Support EDG
It'd be fantastic if compiler explorer had support for the EDG frontend as a target compiler.
Hi! Thanks for suggesting interesting compilers to add to CE.
Unfortunately, if the EDG compiler you mention is https://www.edg.com/, their faq does not sound too good, both in price (https://www.edg.com/faq/price) and how the licensing would work.
If you have any more information, we would love to hear back
:)
I would be happy to initiate a discussion with EDG to see if they have interest in the idea, if you'd be willing to do the integration. If you'd like, drop me an email (aaron at aaronballman dot com).
I've just sent you an email. Please do answer to the CC'ed address :)
CC @daveedvdv (we spoke privately a little about this).
I'm pretty sure we'd be happy to provide you with a demo version (we provide it to lots of people — it uses C as an intermediate language). The main issue is that we don't have an open library to go with it. Linking with C code is not a problem, but something as simple as <iostream> needs work.
FWIW, the way I've worked around this lack (and I suspect others have worked around it similarly) is to use ICC to get a rough idea of how EDG behaves.

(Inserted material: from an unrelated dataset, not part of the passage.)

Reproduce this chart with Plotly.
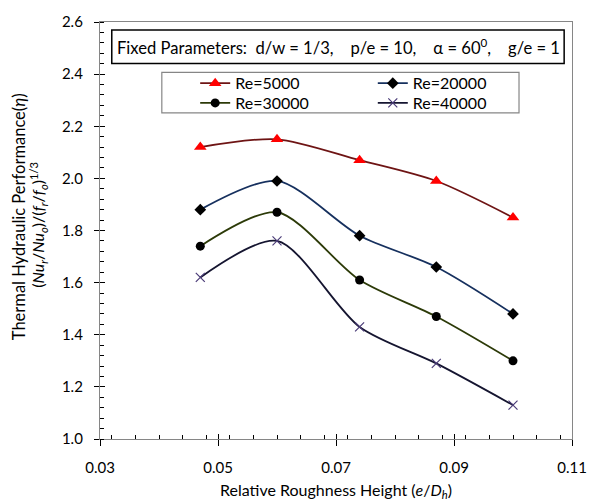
import plotly.graph_objects as go

# Relative roughness height e/Dh
roughness = [0.047, 0.060, 0.074, 0.087, 0.100]

# Thermal hydraulic performance for each Reynolds number
eta_re5000 = [2.12, 2.15, 2.07, 1.99, 1.85]
eta_re20000 = [1.88, 1.99, 1.78, 1.66, 1.48]
eta_re30000 = [1.74, 1.87, 1.61, 1.47, 1.30]
eta_re40000 = [1.62, 1.76, 1.43, 1.29, 1.13]

series_names = ["Re=5000", "Re=20000", "Re=30000", "Re=40000"]

FONT = "Lato"
AXIS_GREY = "#868686"

W, H = 599, 502
L, R, T, B = 100, 18, 17, 63
pw, ph = W - L - R, H - T - B


def px_x(px):
    return (px - L) / pw


def px_y(py):
    return (H - B - py) / ph


fig = go.Figure()

fig.add_trace(go.Scatter(
    x=roughness, y=eta_re5000, name=series_names[0], mode="lines+markers",
    line=dict(color="#6e1414", width=1.8, shape="spline", smoothing=0.8),
    marker=dict(symbol="triangle-up", size=11, color="#ff0000"),
    legend="legend",
))
fig.add_trace(go.Scatter(
    x=roughness, y=eta_re20000, name=series_names[1], mode="lines+markers",
    line=dict(color="#16305e", width=1.8, shape="spline", smoothing=0.8),
    marker=dict(symbol="diamond", size=9, color="#000000"),
    legend="legend2",
))
fig.add_trace(go.Scatter(
    x=roughness, y=eta_re30000, name=series_names[2], mode="lines+markers",
    line=dict(color="#2c3a08", width=1.8, shape="spline", smoothing=0.8),
    marker=dict(symbol="circle", size=9, color="#000000"),
    legend="legend3",
))
fig.add_trace(go.Scatter(
    x=roughness, y=eta_re40000, name=series_names[3], mode="lines+markers",
    line=dict(color="#151530", width=1.8, shape="spline", smoothing=0.8),
    marker=dict(symbol="x-thin", size=9, line=dict(color="#4b3c78", width=1.2)),
    legend="legend4",
))

legend_common = dict(
    xanchor="left", yanchor="middle",
    bgcolor="rgba(0,0,0,0)", borderwidth=0,
    font=dict(family=FONT, size=16, color="#000"),
    itemwidth=30,
)
col1, col2 = 197, 378
row1, row2 = 79, 99

fig.update_layout(
    width=W, height=H,
    margin=dict(l=L, r=R, t=T, b=B),
    paper_bgcolor="white", plot_bgcolor="white",
    font=dict(family=FONT, size=15, color="#000"),
    legend=dict(x=px_x(col1), y=px_y(row1), **legend_common),
    legend2=dict(x=px_x(col2), y=px_y(row1), **legend_common),
    legend3=dict(x=px_x(col1), y=px_y(row2), **legend_common),
    legend4=dict(x=px_x(col2), y=px_y(row2), **legend_common),
    xaxis=dict(
        range=[0.03, 0.11], dtick=0.02, tick0=0.03, tickformat=".2f",
        showgrid=False, zeroline=False,
        showline=True, linecolor=AXIS_GREY, linewidth=1.3, mirror=True,
        ticks="outside", ticklen=6, tickcolor="#000", tickwidth=1,
        minor=dict(dtick=0.004, ticks="inside", ticklen=4, tickcolor="#000", showgrid=False),
        tickfont=dict(family=FONT, size=15),
        ticklabelstandoff=9,
    ),
    yaxis=dict(
        range=[1.0, 2.6], dtick=0.2, tick0=1.0, tickformat=".1f",
        showgrid=False, zeroline=False,
        showline=True, linecolor=AXIS_GREY, linewidth=1.3, mirror=True,
        ticks="outside", ticklen=5, tickcolor="#000", tickwidth=1,
        minor=dict(dtick=0.04, ticks="inside", ticklen=4, tickcolor="#000", showgrid=False),
        tickfont=dict(family=FONT, size=15),
        ticklabelstandoff=8,
    ),
    # inner half of the crossing major ticks
    xaxis2=dict(
        overlaying="x", matches="x", range=[0.03, 0.11], dtick=0.02, tick0=0.03,
        showticklabels=False, showgrid=False, zeroline=False, showline=False,
        ticks="inside", ticklen=5, tickcolor="#000", side="bottom",
    ),
    yaxis2=dict(
        overlaying="y", matches="y", range=[1.0, 2.6], dtick=0.2, tick0=1.0,
        showticklabels=False, showgrid=False, zeroline=False, showline=False,
        ticks="inside", ticklen=5, tickcolor="#000", side="left",
    ),
)

# invisible trace to activate the overlay axes
fig.add_trace(go.Scatter(x=[0.03], y=[1.0], xaxis="x2", yaxis="y2",
                         mode="markers", marker=dict(opacity=0), showlegend=False,
                         hoverinfo="skip"))

# Legend frame
fig.add_shape(type="rect", xref="paper", yref="paper",
              x0=px_x(163), x1=px_x(527), y0=px_y(109), y1=px_y(68),
              line=dict(color=AXIS_GREY, width=1.2), fillcolor="rgba(0,0,0,0)")

# Fixed parameters box
fig.add_shape(type="rect", xref="paper", yref="paper",
              x0=px_x(112), x1=px_x(573), y0=px_y(59), y1=px_y(25),
              line=dict(color="#000", width=1.5), fillcolor="white", layer="above")
nb = "\u00a0"
fixed_text = (f"Fixed Parameters:{nb}{nb}d/w = 1/3,{nb*4}p/e = 10,{nb*4}"
              f"α = 60<sup>0</sup>,{nb*4}g/e = 1")
fig.add_annotation(
    xref="paper", yref="paper", x=px_x(343.5), y=px_y(42),
    xanchor="center", yanchor="middle", showarrow=False,
    text=fixed_text, font=dict(family=FONT, size=16.6, color="#000"),
)

# Axis titles
fig.add_annotation(
    xref="paper", yref="paper", x=0.5, y=px_y(491),
    xanchor="center", yanchor="middle", showarrow=False,
    text="Relative Roughness Height (<i>e</i>/<i>D<sub>h</sub></i>)",
    font=dict(family=FONT, size=16, color="#000"),
)
fig.add_annotation(
    xref="paper", yref="paper", x=px_x(17), y=px_y(214),
    xanchor="center", yanchor="middle", showarrow=False, textangle=-90,
    text="Thermal Hydraulic Performance(<i>η</i>)",
    font=dict(family=FONT, size=16.5, color="#000"),
)
fig.add_annotation(
    xref="paper", yref="paper", x=px_x(37), y=px_y(222),
    xanchor="center", yanchor="middle", showarrow=False, textangle=-90,
    text="(<i>Nu<sub>r</sub></i>/<i>Nu<sub>o</sub></i>)/(<i>f<sub>r</sub></i>/<i>f<sub>o</sub></i>)<sup>1/3</sup>",
    font=dict(family=FONT, size=16, color="#000"),
)

fig.write_html("out.html")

However, ICC is approaching it's end of life (https://www.intel.com/content/www/us/en/developer/articles/technical/adoption-of-llvm-complete-icx.html) and so this solution isn't going to work for newer releases of EDG.

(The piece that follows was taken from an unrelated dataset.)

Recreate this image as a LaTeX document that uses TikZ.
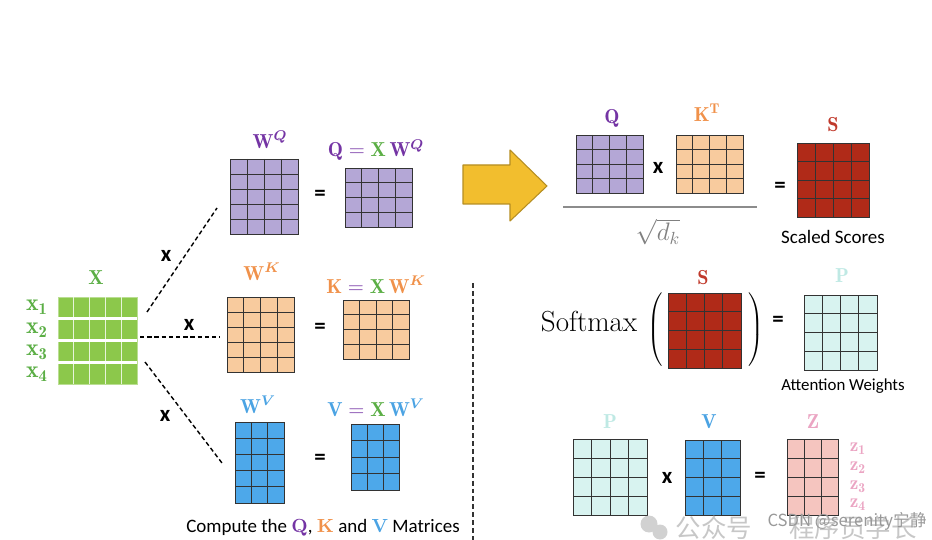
\documentclass[tikz,border=0pt]{standalone}
\usepackage{amsmath,amssymb}
\usepackage{fontspec}
\setsansfont{Carlito}
\newfontfamily\cjk{Noto Sans CJK SC}
\usetikzlibrary{calc}
\definecolor{xgreen}{HTML}{8CC84B}
\definecolor{xgreenlbl}{HTML}{5BAE45}
\definecolor{qfill}{HTML}{B4A7D6}
\definecolor{qlbl}{HTML}{7434A4}
\definecolor{kfill}{HTML}{F8CB9E}
\definecolor{klbl}{HTML}{F0914A}
\definecolor{vfill}{HTML}{4DA8EA}
\definecolor{vlbl}{HTML}{4BA3E3}
\definecolor{sfill}{HTML}{B02A18}
\definecolor{slbl}{HTML}{C0392B}
\definecolor{pfill}{HTML}{D8F3F0}
\definecolor{plbl}{HTML}{BFE9E4}
\definecolor{zfill}{HTML}{F5C5BF}
\definecolor{zlbl}{HTML}{EBA5C3}
\definecolor{arrowyellow}{HTML}{F2BE2E}

% matrice quadrillee : nom, cx, cy, largeur, hauteur, colonnes, lignes, couleur
\newcommand{\gridmat}[8]{%
  \node[matbox, fill=#8, minimum width={#4*0.02cm}, minimum height={#5*0.02cm}] (#1) at (#2,#3) {};
  \foreach \k in {1,...,#6}
    \draw[matline] ($(#1.north west)!\k/#6!(#1.north east)$) -- ($(#1.south west)!\k/#6!(#1.south east)$);
  \foreach \k in {1,...,#7}
    \draw[matline] ($(#1.north west)!\k/#7!(#1.south west)$) -- ($(#1.north east)!\k/#7!(#1.south east)$);
}

\tikzset{
  matline/.style={draw=black!80, line width=0.55pt},
  matbox/.style={matline, rectangle, inner sep=0pt, outer sep=0pt},
  lbl/.style={font=\fontsize{11.5}{13}\selectfont},
  op/.style={font=\sffamily\bfseries\fontsize{13}{14}\selectfont},
  txt/.style={font=\sffamily\fontsize{10.8}{13}\selectfont},
  dashline/.style={line width=0.8pt, dash pattern=on 2.5pt off 1.6pt},
  divider/.style={line width=1.2pt, dash pattern=on 2.8pt off 1.7pt, black!80},
}

\begin{document}
\begin{tikzpicture}[x=0.02cm, y=-0.02cm]
\useasboundingbox (0,0) rectangle (932,540);

% Matrice X
\node[rectangle, inner sep=0pt, fill=xgreen, draw=xgreen!60!white, minimum width={79*0.02cm}, minimum height={87*0.02cm}] (Xm) at (97.5,340.5) {};
\foreach \k in {1,...,4}
  \draw[white!80!xgreen, line width=0.5pt] ($(Xm.north west)!\k/5!(Xm.north east)$) -- ($(Xm.south west)!\k/5!(Xm.south east)$);
\foreach \k in {1,2,3}
  \draw[white, line width=1.5pt] ($(Xm.north west)!\k/4!(Xm.south west)$) -- ($(Xm.north east)!\k/4!(Xm.south east)$);
\node[lbl, text=xgreenlbl] (Xlbl) at (96,278) {$\mathbf{X}$};
\foreach \i/\yy in {1/307,2/330,3/352,4/374}
  \node[text=xgreenlbl, font=\fontsize{13.5}{14}\selectfont] (x\i) at (37,\yy) {$\mathbf{x}_{\mathbf{\i}}$};

% Colonne Q, K, V
\gridmat{WQ}{264}{196.5}{68}{75}{4}{5}{qfill}
\gridmat{Qm}{378.5}{197.5}{67}{59}{4}{4}{qfill}
\gridmat{WK}{260.5}{334.5}{67}{75}{4}{5}{kfill}
\gridmat{Km}{376}{329.5}{66}{59}{4}{4}{kfill}
\gridmat{WV}{259.5}{462.5}{49}{81}{3}{5}{vfill}
\gridmat{Vm}{375}{457}{48}{66}{3}{4}{vfill}

\node[lbl, text=qlbl] (WQlbl) at (270,140) {$\mathbf{W}^{\boldsymbol{Q}}$};
\node[lbl] (Qlbl) at (376,150) {$\color{qlbl}\mathbf{Q}=\color{xgreenlbl}\mathbf{X}\,\color{qlbl}\mathbf{W}^{\boldsymbol{Q}}$};
\node[lbl, text=klbl] (WKlbl) at (262,272) {$\mathbf{W}^{\boldsymbol{K}}$};
\node[lbl] (Klbl) at (376,285) {$\color{klbl}\mathbf{K}\color{qlbl}=\color{xgreenlbl}\mathbf{X}\,\color{klbl}\mathbf{W}^{\boldsymbol{K}}$};
\node[lbl, text=vlbl] (WVlbl) at (258,405) {$\mathbf{W}^{\boldsymbol{V}}$};
\node[lbl] (Vlbl) at (376,408) {$\color{vlbl}\mathbf{V}\color{qlbl}=\color{xgreenlbl}\mathbf{X}\,\color{vlbl}\mathbf{W}^{\boldsymbol{V}}$};

\node[op] (eq1) at (320,195) {=};
\node[op] (eq2) at (320,328) {=};
\node[op] (eq3) at (320,459) {=};

% Liaisons pointillees
\coordinate (xq) at (147,312);
\coordinate (wq) at (217,208);
\coordinate (xk) at (140,337);
\coordinate (wk) at (220,337);
\coordinate (xv) at (145,362);
\coordinate (wv) at (222,463);
\draw[dashline] (xq) -- (wq);
\draw[dashline] (xk) -- (wk);
\draw[dashline] (xv) -- (wv);
\node[op] (m1) at (166,256) {x};
\node[op] (m2) at (189,325) {x};
\node[op] (m3) at (165,416) {x};

\node[txt] (caption) at (323,528) {Compute the {\rmfamily\bfseries\color{qlbl}Q}, {\rmfamily\bfseries\color{klbl}K} and {\rmfamily\bfseries\color{vlbl}V} Matrices};

% Separation
\coordinate (dtop) at (473,283);
\coordinate (dbot) at (473,540);
\draw[divider] (dtop) -- (dbot);

% Fleche jaune
\draw[fill=arrowyellow, draw=arrowyellow!75!black, line width=0.6pt, line join=round]
  (463,165) -- (510,165) -- (510,150) -- (547,186) -- (510,221) -- (510,204) -- (463,204) -- cycle;

% Scores
\gridmat{Qr}{609.5}{164}{67}{58}{4}{4}{qfill}
\gridmat{KT}{709.5}{164}{67}{58}{4}{4}{kfill}
\gridmat{Sm}{833}{180}{72}{74}{4}{4}{sfill}
\node[lbl, text=qlbl] (Qrlbl) at (612,118) {$\mathbf{Q}$};
\node[lbl, text=klbl] (KTlbl) at (707,113) {$\mathbf{K}^{\mathbf{T}}$};
\node[lbl, text=slbl] (Slbl) at (833,125) {$\mathbf{S}$};
\node[op] (m4) at (658,168) {x};
\coordinate (fl) at (563,207);
\coordinate (fr) at (757,207);
\draw[black!45, line width=0.8pt] (fl) -- (fr);
\node[text=black!50, font=\fontsize{14}{16}\selectfont] (sqrtdk) at (658,232) {$\sqrt{d_k}$};
\node[op] (eq4) at (780,187) {=};
\node[txt] (scaled) at (833,237) {Scaled Scores};

% Softmax
\gridmat{S2}{704.5}{330.5}{73}{75}{4}{4}{sfill}
\gridmat{Pm}{840.5}{332.5}{73}{75}{4}{4}{pfill}
\node[inner sep=1pt, font=\fontsize{16.5}{18}\selectfont] (softmax) at (589,322) {Softmax};
\node[inner sep=0pt] (lpar) at (656,330) {$\left(\vrule height 19pt depth 19pt width 0pt\right.$};
\node[inner sep=0pt] (rpar) at (755,330) {$\left.\vrule height 19pt depth 19pt width 0pt\right)$};
\node[lbl, text=slbl] (S2lbl) at (703,278) {$\mathbf{S}$};
\node[lbl, text=plbl] (Plbl) at (842,276) {$\mathbf{P}$};
\node[op] (eq5) at (778,321) {=};
\node[txt, font=\sffamily\fontsize{9.6}{12}\selectfont] (attw) at (843,386) {Attention Weights};

% Sortie Z
\gridmat{P2}{610}{477}{74}{76}{4}{4}{pfill}
\gridmat{V2}{712.5}{477.5}{55}{75}{3}{4}{vfill}
\gridmat{Zm}{812.5}{477}{51}{76}{3}{4}{zfill}
\node[lbl, text=plbl] (P2lbl) at (610,422) {$\mathbf{P}$};
\node[lbl, text=vlbl] (V2lbl) at (709,422) {$\mathbf{V}$};
\node[lbl, text=zlbl] (Zlbl) at (813,422) {$\mathbf{Z}$};
\node[op] (m5) at (667,478) {x};
\node[op] (eq6) at (760,477) {=};
\foreach \i/\yy in {1/449,2/468,3/487,4/505}
  \node[inner sep=1pt, text=zlbl, font=\fontsize{11}{12}\selectfont] (z\i) at (858,\yy) {$\mathbf{z}_{\mathbf{\i}}$};

% Filigrane
\fill[black!18] (649,524) circle (8.5);
\fill[black!18] (660,532) circle (7.5);
\node[inner sep=0pt, text=black!22, font=\cjk\fontsize{14.5}{15}\selectfont] (wm1) at (714,528) {公众号};
\node[inner sep=0pt, text=black!22, font=\cjk\fontsize{14.5}{15}\selectfont] (wm2) at (853,528) {程序员学长};
\node[inner sep=0pt, text=black!40, font=\cjk\fontsize{9.5}{10}\selectfont] (wm3) at (847,521) {CSDN @serenity宁静};
\end{tikzpicture}
\end{document}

FWIW, the way I've worked around this lack (and I suspect others have worked around it similarly) is to use ICC to get a rough idea of how EDG behaves.

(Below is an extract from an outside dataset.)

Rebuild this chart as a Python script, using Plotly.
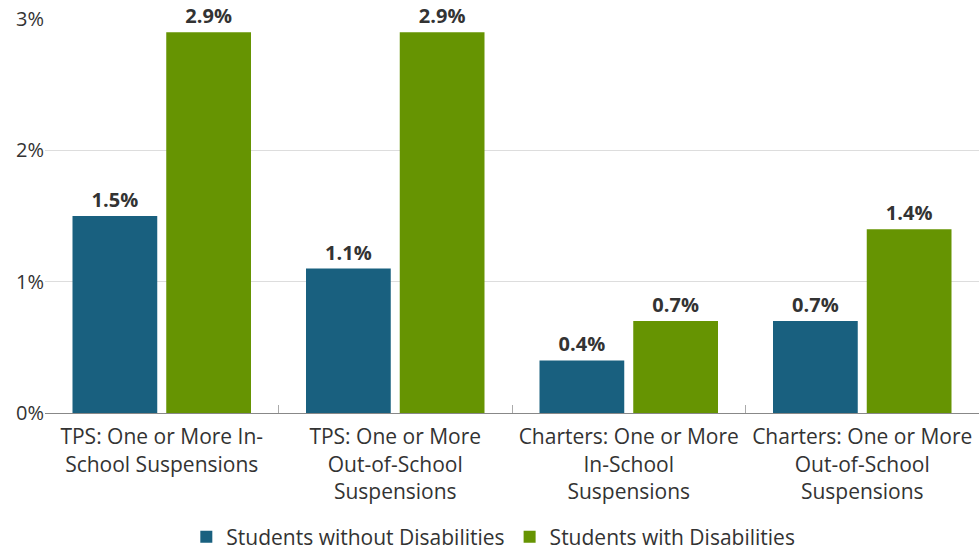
import plotly.graph_objects as go

categories = [
    "TPS: One or More In-<br>School Suspensions",
    "TPS: One or More<br>Out-of-School<br>Suspensions",
    "Charters: One or More<br>In-School<br>Suspensions",
    "Charters: One or More<br>Out-of-School<br>Suspensions",
]
without_dis = [1.5, 1.1, 0.4, 0.7]
with_dis = [2.9, 2.9, 0.7, 1.4]
series_names = ["Students without Disabilities", "Students with Disabilities"]
y_ticks = [0, 1, 2, 3]
y_tick_labels = ["0%", "1%", "2%", "3%"]

FONT = "Open Sans, sans-serif"
fig = go.Figure()
for name, vals, color in [(series_names[0], without_dis, "#19607f"),
                          (series_names[1], with_dis, "#669402")]:
    fig.add_trace(go.Bar(
        x=categories, y=vals, name=name, marker_color=color,
        marker_line_width=0,
        text=[f"<b>{v:.1f}%</b>" for v in vals], textposition="outside",
        textfont=dict(size=20, color="#333333", family=FONT),
        cliponaxis=False,
    ))

fig.update_layout(
    width=979, height=552,
    margin=dict(l=45, r=0, t=19, b=139, autoexpand=False),
    paper_bgcolor="white", plot_bgcolor="white",
    barmode="group", bargap=0.197, bargroupgap=0.096,
    font=dict(family=FONT, size=20, color="#333333"),
    showlegend=True,
    legend=dict(orientation="h", x=0.48, xanchor="center", y=-0.315, yanchor="middle",
                font=dict(size=21, color="#333333"), itemsizing="constant"),
)
fig.update_yaxes(range=[0, 3], tickvals=y_ticks, ticktext=y_tick_labels,
                 gridcolor="#dddddd", gridwidth=1, zeroline=False, showline=False,
                 tickfont=dict(size=20, color="#333333"), ticks="", ticklen=0,
                 automargin=False)
fig.update_xaxes(showline=True, linecolor="#888888", linewidth=1,
                 ticks="inside", tickson="boundaries", ticklen=8, tickcolor="#aaaaaa",
                 tickfont=dict(size=21, color="#333333"), automargin=False,
                 ticklabelstandoff=5)
fig.write_html("out.html", config={"displayModeBar": False},
               post_script="document.body.style.margin='0';")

Yes, but the problem with that workaround is that ICC-on-Linux uses something like EDG's --g++ option to work in GCC-compatible mode. That can be misleading if the code you're testing relies on some GCC extension/bug that EDG emulates perfectly in its GCC-compatible mode. One of the main benefits of using EDG is its strictness, which is weakened by asking it to act like GCC.
I would love libstdc++ to have a "no extensions" mode, where any functionality that depends on GCC extensions is disabled (or provided by a fallback implementation in pure C++) but that would be a lot of work.
This issue can be considered fixed by #5486
CE now supports EDG with --g++ and EDG with no standard library support. That still means you can't test any non-trivial C++ code except in GCC-compat mode.
So yes, this can probably be closed since "Support EDG" is now done ... but Daveed's comment still holds true: you can't really do much without a std::lib. But providing an EDG-compatible std::lib is out of scope for CE (we should probably address it upstream in GCC).
Is it a correct summary of current state of things that out of two EDG compiler groups, EDG-GNU is EDG's --g++ mode, with GNU extensions and GNU standard library, while EDG-DEFAULT lacks any extensions, and not able to handle anything requiring the Standard library?
CC @DarkArc
Is it a correct summary of current state of things that out of two EDG compiler groups,
EDG-GNUis EDG's--g++mode, with GNU extensions and GNU standard library
Yes.
while
EDG-DEFAULTlacks any extensions, and not able to handle anything requiring the Standard library?
Yes. We have a very minimal library but nothing near a complete implementation.
All three major standard libraries currently require us to be in either Microsoft, GCC, or Clang mode to properly consume.
Yes. We have a very minimal library but nothing near a complete implementation.
Do you imply that EDG default has library support headers (e.g. <initializer_list>)? If so, is there a list of headers available in this mode?
We have our own (at least partial) implementation of the following headers:
- compare
- coroutine
- edg_internal_defines
- exception
- initializer_list
- new
- source_location
- stdexcept
- stdfloat
- typeinfo
They're really only intended to be used in the absence of a more complete standard library. They are available with the EDG Default mode compiler on Compiler Explorer.